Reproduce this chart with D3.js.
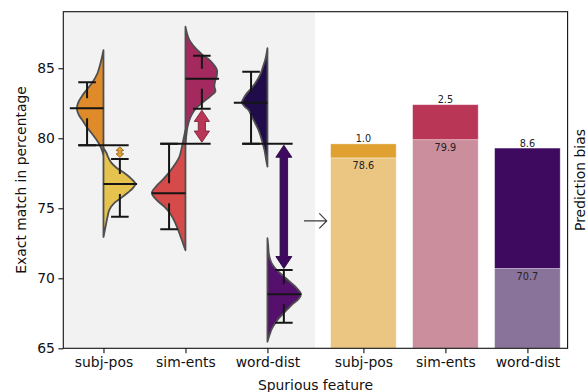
<!DOCTYPE html>
<html>
<head>
<meta charset="utf-8">
<script src="https://cdn.jsdelivr.net/npm/d3@7"></script>
<style>
  html, body { margin: 0; padding: 0; background: #ffffff; }
  svg { display: block; font-family: "DejaVu Sans", sans-serif; }
</style>
</head>
<body>
<svg id="chart" width="587" height="392"></svg>
<script>
// ---- data ---------------------------------------------------------------
const features = ["subj-pos", "sim-ents", "word-dist"];
const yTicks = [65, 70, 75, 80, 85];

// split violins: left half and right half of every feature
const leftMean = [82.14, 76.07, 82.54];
const leftLo   = [79.50, 73.50, 79.61];
const leftHi   = [84.00, 79.61, 84.76];
const rightMean = [76.74, 84.26, 68.86];
const rightLo   = [74.40, 82.11, 66.83];
const rightHi   = [78.52, 85.90, 70.59];

// density profiles [score, density]
const leftDensity = [
  [[86.3,0],[85.5,2.5],[84.7,5.7],[84.0,11],[83.45,17],[83.1,20.7],[82.6,25],[82.15,26.7],[81.7,25],[81.3,21.3],[80.7,15.7],[80.25,10.7],[79.75,5.7],[79.3,2.3],[78.8,0]],
  [[80.6,0],[80.1,1.5],[79.4,3.5],[78.7,6],[78.2,10],[77.6,16],[77.1,22],[76.6,29],[76.1,33.7],[75.6,29],[75.1,21],[74.6,15],[74.0,10.5],[73.4,7],[72.9,4.5],[72.4,2],[72.0,0]],
  [[86.43,0],[86.0,1],[85.59,2.3],[85.1,4.5],[84.64,6.7],[83.93,12.3],[83.5,17],[83.21,20.7],[82.85,24],[82.54,25.7],[82.25,22.5],[82.02,19],[81.6,16],[81.31,14],[80.59,9],[79.88,5.7],[79.16,3],[78.45,1.3],[77.97,0]]
];
const rightDensity = [
  [[79.3,0],[78.95,3],[78.6,5],[78.24,8],[77.9,13],[77.52,21],[77.1,28],[76.74,32],[76.4,29],[76.09,24],[75.7,17],[75.38,11],[74.9,6],[74.38,4],[73.66,2],[72.95,0]],
  [[87.97,0],[87.5,1.5],[87.0,4],[86.6,8],[86.3,12],[85.9,18],[85.6,24],[85.2,29],[84.85,31.7],[84.5,31.5],[84.0,29.5],[83.7,29],[83.35,30],[83.0,25],[82.6,18],[82.25,12],[81.9,8],[81.5,5],[80.8,2],[80.1,0.7],[79.6,0]],
  [[72.86,0],[72.3,0.8],[71.79,1.3],[71.4,2.5],[71.07,4.3],[70.7,8],[70.36,12.7],[70.0,18.5],[69.64,24.3],[69.25,30],[68.86,33.7],[68.5,31],[68.21,26],[67.85,21],[67.5,16],[67.15,11.5],[66.79,7.7],[66.4,4.5],[66.07,2.7],[65.47,0]]
];

// stacked bars: base score and prediction bias on top
const baseScore = [78.6, 79.9, 70.7];
const predictionBias = [1.0, 2.5, 8.6];

// ---- palette --------------------------------------------------------------
const leftColors  = ["#e08b2a", "#d64a4a", "#200c4a"];
const rightColors = ["#e6c24f", "#a4295f", "#55106d"];
const biasColors  = ["#e0a131", "#ba3656", "#3d0a60"];
const baseColors  = ["#ebc683", "#cb8e9c", "#8a739b"];

// ---- layout ---------------------------------------------------------------
const svg = d3.select("#chart");
const frame = { left: 63.3, right: 567.6, top: 11.7, bottom: 348.3 };
const split = 315;

const y = d3.scaleLinear().domain([65, 89.04]).range([frame.bottom, frame.top]);
const xL = d3.scaleLinear().domain([-0.49, 2.58]).range([frame.left, split]);
const xR = d3.scaleLinear().domain([-0.59, 2.49]).range([split, frame.right]);
const step = xL(1) - xL(0);

const allDensity = leftDensity.concat(rightDensity).flat().map(d => d[1]);
const w = d3.scaleLinear().domain([0, d3.max(allDensity)]).range([0, 0.41 * step]);

svg.append("rect").attr("width", 587).attr("height", 392).attr("fill", "#ffffff");

// shaded panel behind the violins
svg.append("rect")
  .attr("x", frame.left).attr("y", frame.top)
  .attr("width", split - frame.left).attr("height", frame.bottom - frame.top)
  .attr("fill", "#f2f2f2");

svg.append("clipPath").attr("id", "plot-clip")
  .append("rect")
  .attr("x", frame.left).attr("y", frame.top)
  .attr("width", frame.right - frame.left).attr("height", frame.bottom - frame.top);

const plot = svg.append("g").attr("clip-path", "url(#plot-clip)");

// ---- split violins ------------------------------------------------------
const halfArea = (cx, side) => d3.area()
  .curve(d3.curveCatmullRom.alpha(0.5))
  .y(d => y(d[0]))
  .x0(cx)
  .x1(d => cx + side * w(d[1]));

features.forEach((f, i) => {
  const cx = xL(i);
  plot.append("path").datum(leftDensity[i])
    .attr("d", halfArea(cx, -1))
    .attr("fill", leftColors[i])
    .attr("stroke", "#4f4f4f").attr("stroke-width", 1.8)
    .attr("stroke-linejoin", "round");
  plot.append("path").datum(rightDensity[i])
    .attr("d", halfArea(cx, 1))
    .attr("fill", rightColors[i])
    .attr("stroke", "#4f4f4f").attr("stroke-width", 1.8)
    .attr("stroke-linejoin", "round");
});

// ---- means and confidence intervals ----------------------------------------
const barOffset = 0.2 * step;
const capHalf = 8.8;
const meanLen = 0.41 * step;
const gap = 10;
const ink = "#151515";

function interval(g, x, mean, lo, hi) {
  const ym = y(mean);
  g.append("line").attr("x1", x).attr("x2", x)
    .attr("y1", y(hi)).attr("y2", ym - gap);
  g.append("line").attr("x1", x).attr("x2", x)
    .attr("y1", ym + gap).attr("y2", y(lo));
  [lo, hi].forEach(v => g.append("line")
    .attr("x1", x - capHalf).attr("x2", x + capHalf)
    .attr("y1", y(v)).attr("y2", y(v)));
}

const marks = plot.append("g")
  .attr("stroke", ink).attr("stroke-width", 2).attr("fill", "none");

features.forEach((f, i) => {
  const cx = xL(i);
  marks.append("line").attr("x1", cx - meanLen).attr("x2", cx)
    .attr("y1", y(leftMean[i])).attr("y2", y(leftMean[i]));
  marks.append("line").attr("x1", cx).attr("x2", cx + meanLen)
    .attr("y1", y(rightMean[i])).attr("y2", y(rightMean[i]));
  interval(marks, cx - barOffset, leftMean[i], leftLo[i], leftHi[i]);
  interval(marks, cx + barOffset, rightMean[i], rightLo[i], rightHi[i]);

  // bound of the left interval facing the right half, carried across
  const leftEdge = leftMean[i] > rightMean[i] ? leftLo[i] : leftHi[i];
  marks.append("line")
    .attr("x1", cx - barOffset - capHalf).attr("x2", cx + barOffset + capHalf)
    .attr("y1", y(leftEdge)).attr("y2", y(leftEdge));
});

// ---- gap arrows ----------------------------------------------------------
function doubleArrow(g, x, v1, v2, color) {
  const inset = 1.5;
  const t = Math.min(y(v1), y(v2)) + inset;
  const b = Math.max(y(v1), y(v2)) - inset;
  const hl = Math.min(12, 0.35 * (b - t));
  const hw = 4 + hl;
  const sw = hw * 0.47;
  const pts = [
    [x, t], [x + hw / 2, t + hl], [x + sw / 2, t + hl], [x + sw / 2, b - hl],
    [x + hw / 2, b - hl], [x, b], [x - hw / 2, b - hl], [x - sw / 2, b - hl],
    [x - sw / 2, t + hl], [x - hw / 2, t + hl]
  ];
  g.append("path")
    .attr("d", d3.line()(pts) + "Z")
    .attr("fill", color)
    .attr("stroke", d3.color(color).darker(1.2))
    .attr("stroke-width", 0.9)
    .attr("stroke-linejoin", "miter");
}

features.forEach((f, i) => {
  const cx = xL(i);
  const leftEdge = leftMean[i] > rightMean[i] ? leftLo[i] : leftHi[i];
  const rightEdge = rightMean[i] > leftMean[i] ? rightLo[i] : rightHi[i];
  doubleArrow(plot, cx + barOffset, leftEdge, rightEdge, biasColors[i]);
});

// ---- stacked bars -------------------------------------------------------
const barW = 0.8 * step;
features.forEach((f, i) => {
  const cx = xR(i);
  const top = baseScore[i] + predictionBias[i];
  plot.append("rect")
    .attr("x", cx - barW / 2).attr("width", barW)
    .attr("y", y(baseScore[i])).attr("height", y.range()[0] - y(baseScore[i]))
    .attr("fill", baseColors[i])
    .attr("stroke", "#ffffff").attr("stroke-opacity", 0.45).attr("stroke-width", 0.8);
  plot.append("rect")
    .attr("x", cx - barW / 2).attr("width", barW)
    .attr("y", y(top)).attr("height", y(baseScore[i]) - y(top))
    .attr("fill", biasColors[i])
    .attr("stroke", "#ffffff").attr("stroke-opacity", 0.45).attr("stroke-width", 0.8);

  svg.append("text")
    .attr("x", cx).attr("y", y(top) - 1.5)
    .attr("text-anchor", "middle").attr("font-size", 9.7).attr("fill", "#222")
    .text(d3.format(".1f")(predictionBias[i]));
  svg.append("text")
    .attr("x", cx).attr("y", y(baseScore[i]) + 11.5)
    .attr("text-anchor", "middle").attr("font-size", 9.7).attr("fill", "#222")
    .text(d3.format(".1f")(baseScore[i]));
});

// ---- transition arrow between panels ------------------------------------
const ay = y(74.1);
svg.append("path")
  .attr("d", `M${split - 11},${ay}H${split + 11.7}M${split + 4.3},${ay - 7.5}L${split + 11.7},${ay}L${split + 4.3},${ay + 7.5}`)
  .attr("fill", "none").attr("stroke", "#3a3a3a").attr("stroke-width", 1.2);

// ---- frame and axes -------------------------------------------------------
svg.append("rect")
  .attr("x", frame.left).attr("y", frame.top)
  .attr("width", frame.right - frame.left).attr("height", frame.bottom - frame.top)
  .attr("fill", "none").attr("stroke", "#111").attr("stroke-width", 1.1);

const yAxis = svg.append("g")
  .attr("transform", `translate(${frame.left},0)`)
  .call(d3.axisLeft(y).tickValues(yTicks).tickSize(4.9).tickPadding(3.5));

const xAxisL = svg.append("g")
  .attr("transform", `translate(0,${frame.bottom})`)
  .call(d3.axisBottom(xL).tickValues([0, 1, 2]).tickFormat(i => features[i]).tickSize(4.9).tickPadding(3.5));

const xAxisR = svg.append("g")
  .attr("transform", `translate(0,${frame.bottom})`)
  .call(d3.axisBottom(xR).tickValues([0, 1, 2]).tickFormat(i => features[i]).tickSize(4.9).tickPadding(3.5));

[yAxis, xAxisL, xAxisR].forEach(g => {
  g.select(".domain").remove();
  g.selectAll(".tick line").attr("stroke", "#111").attr("stroke-width", 1.1);
  g.selectAll(".tick text")
    .attr("font-family", "DejaVu Sans").attr("font-size", 13.9).attr("fill", "#111");
});

svg.append("text")
  .attr("transform", `translate(26,${(frame.top + frame.bottom) / 2}) rotate(-90)`)
  .attr("text-anchor", "middle").attr("font-size", 13.9).attr("fill", "#111")
  .text("Exact match in percentage");

svg.append("text")
  .attr("transform", `translate(585,${(frame.top + frame.bottom) / 2}) rotate(-90)`)
  .attr("text-anchor", "middle").attr("font-size", 13.9).attr("fill", "#111")
  .text("Prediction bias");

svg.append("text")
  .attr("x", (frame.left + frame.right) / 2).attr("y", 390)
  .attr("text-anchor", "middle").attr("font-size", 13.9).attr("fill", "#111")
  .text("Spurious feature");
</script>
</body>
</html>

# # # #

Make an exact copy of the lines from the top of the material through the line with "[78.52, 85.90, 70.59];", pictures excluded.

Reproduce this chart with D3.js.
<!DOCTYPE html>
<html>
<head>
<meta charset="utf-8">
<script src="https://cdn.jsdelivr.net/npm/d3@7"></script>
<style>
  html, body { margin: 0; padding: 0; background: #ffffff; }
  svg { display: block; font-family: "DejaVu Sans", sans-serif; }
</style>
</head>
<body>
<svg id="chart" width="587" height="392"></svg>
<script>
// ---- data ---------------------------------------------------------------
const features = ["subj-pos", "sim-ents", "word-dist"];
const yTicks = [65, 70, 75, 80, 85];

// split violins: left half and right half of every feature
const leftMean = [82.14, 76.07, 82.54];
const leftLo   = [79.50, 73.50, 79.61];
const leftHi   = [84.00, 79.61, 84.76];
const rightMean = [76.74, 84.26, 68.86];
const rightLo   = [74.40, 82.11, 66.83];
const rightHi   = [78.52, 85.90, 70.59];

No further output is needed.